I was wondering if anyone tried it yet too?

I keep getting emails from them..

-chris


----------



## seville009 (Sep 9, 2002)

There was a blurb about them in the Post Standard today. Said it was a plow on demand service starting at $25. My guess is they'll end up with alot of calls and not enough plows. Sounds like a good concept - plows on demand - but it may be a nightmare to make it work smoothly.


----------



## SharpBlades (Sep 13, 2009)

I checked it out... I don't care for the wording of their contract... No go for me


----------



## xgiovannix12 (Dec 8, 2012)

I rather continue what im currently doing. Plowing my own contracts.


----------



## BUFF (Dec 24, 2009)

At $25.00 a push they probably pay the contractor 60-70% of it.
The way it presented itself to me was it's like Amazon but for plowing, good concept but I see it as having the potentail for problems and paying like a national but for Resi's.


----------



## robjets (Dec 12, 2009)

Yea, nothings more fun than going to a drive you have never seen before and trying to plow.
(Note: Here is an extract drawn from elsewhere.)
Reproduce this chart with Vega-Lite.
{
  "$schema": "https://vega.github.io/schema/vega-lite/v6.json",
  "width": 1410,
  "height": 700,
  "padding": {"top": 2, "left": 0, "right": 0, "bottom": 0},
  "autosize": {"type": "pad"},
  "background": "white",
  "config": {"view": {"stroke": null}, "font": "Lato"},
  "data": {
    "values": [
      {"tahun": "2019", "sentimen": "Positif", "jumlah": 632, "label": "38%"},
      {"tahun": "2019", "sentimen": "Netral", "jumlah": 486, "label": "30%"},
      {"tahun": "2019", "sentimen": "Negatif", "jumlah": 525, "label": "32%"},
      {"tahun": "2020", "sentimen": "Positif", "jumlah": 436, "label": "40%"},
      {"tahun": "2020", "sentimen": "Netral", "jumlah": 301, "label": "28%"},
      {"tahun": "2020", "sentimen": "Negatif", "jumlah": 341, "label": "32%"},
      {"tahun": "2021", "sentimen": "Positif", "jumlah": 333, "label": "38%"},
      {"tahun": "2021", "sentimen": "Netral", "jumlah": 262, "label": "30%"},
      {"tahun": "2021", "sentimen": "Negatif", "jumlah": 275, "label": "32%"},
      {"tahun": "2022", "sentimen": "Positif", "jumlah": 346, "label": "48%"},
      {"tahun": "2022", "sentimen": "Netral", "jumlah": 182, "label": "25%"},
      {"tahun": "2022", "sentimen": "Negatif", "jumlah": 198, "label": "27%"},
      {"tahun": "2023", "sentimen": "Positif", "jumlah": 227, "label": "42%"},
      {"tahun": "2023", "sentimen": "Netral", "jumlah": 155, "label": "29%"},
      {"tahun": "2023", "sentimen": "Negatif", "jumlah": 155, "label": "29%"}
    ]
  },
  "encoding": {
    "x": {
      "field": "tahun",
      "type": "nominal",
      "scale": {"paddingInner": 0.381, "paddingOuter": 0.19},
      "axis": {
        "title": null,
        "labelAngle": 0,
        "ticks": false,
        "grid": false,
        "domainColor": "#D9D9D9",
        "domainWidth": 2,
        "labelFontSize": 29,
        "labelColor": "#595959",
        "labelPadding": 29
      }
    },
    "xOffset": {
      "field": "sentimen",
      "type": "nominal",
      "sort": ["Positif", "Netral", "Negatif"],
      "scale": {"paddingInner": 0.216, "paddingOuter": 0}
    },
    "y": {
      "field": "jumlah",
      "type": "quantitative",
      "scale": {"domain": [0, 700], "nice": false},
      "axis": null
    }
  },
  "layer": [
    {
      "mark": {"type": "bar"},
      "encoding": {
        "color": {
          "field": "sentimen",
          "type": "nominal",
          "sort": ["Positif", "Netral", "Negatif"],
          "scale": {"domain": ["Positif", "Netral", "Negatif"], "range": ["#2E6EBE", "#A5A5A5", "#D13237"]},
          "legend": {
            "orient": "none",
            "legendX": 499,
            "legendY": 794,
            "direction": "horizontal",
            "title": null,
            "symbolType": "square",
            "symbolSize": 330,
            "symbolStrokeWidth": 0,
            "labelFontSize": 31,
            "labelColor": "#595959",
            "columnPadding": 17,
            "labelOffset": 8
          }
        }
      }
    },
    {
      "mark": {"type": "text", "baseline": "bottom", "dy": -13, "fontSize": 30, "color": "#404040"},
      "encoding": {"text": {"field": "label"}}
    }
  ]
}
Good way to do some damage. any company that has the time to be on call for this is just starting out or is so bad they can't get there own accounts


----------



## SnowGuy73 (Apr 7, 2003)

robjets;1689408 said:


> Yea, nothings more fun than going to a drive you have never seen before and trying to plow. Good way to do some damage. any company that has the time to be on call for this is just starting out or is so bad they can't get there own accounts


Exactly!!!


----------



## tonygreek (Aug 19, 2004)

BUFF;1683557 said:


> At $25.00 a push they probably pay the contractor 60-70% of it.
> *The way it presented itself to me was it's like Amazon but for plowing*, good concept but I see it as having the potentail for problems and paying like a national but for Resi's.


It's not Amazon, but it is exactly the model and implementation of the rapidly growing car service, Uber. Where Uber uses "surge pricing" to pump the prices up during peak times (a busy Saturday night, New Year's Eve, etc)...I mean "_to ensure the availability of cars by getting more drivers out_", Plowz seems to be upping their prices during heavy snowfalls.

There are a ton of companies rushing to position themselves as "_The Uber of [industry]_", I'm just not seeing any doing a great job of achieving those lofty goals.


----------



## MajorDave (Feb 4, 2011)

Good and Bad - Seems like a nightmare of scheduling and pissing some people off with the backlog during a storm like, say, Nemo. So, I'm paying an employee, Truck Insurance, GL Insurance, Gas, for something like what? $17 bucks? And yes, I see they will charge more for "High Demand Times!" This guy came up with a model - it's a beta test - he may hit a home run, but there will be some serious growing pains when supply quickly outruns the demand!


----------



## MajorDave (Feb 4, 2011)

oops...or when the demand outruns the supply? haha


----------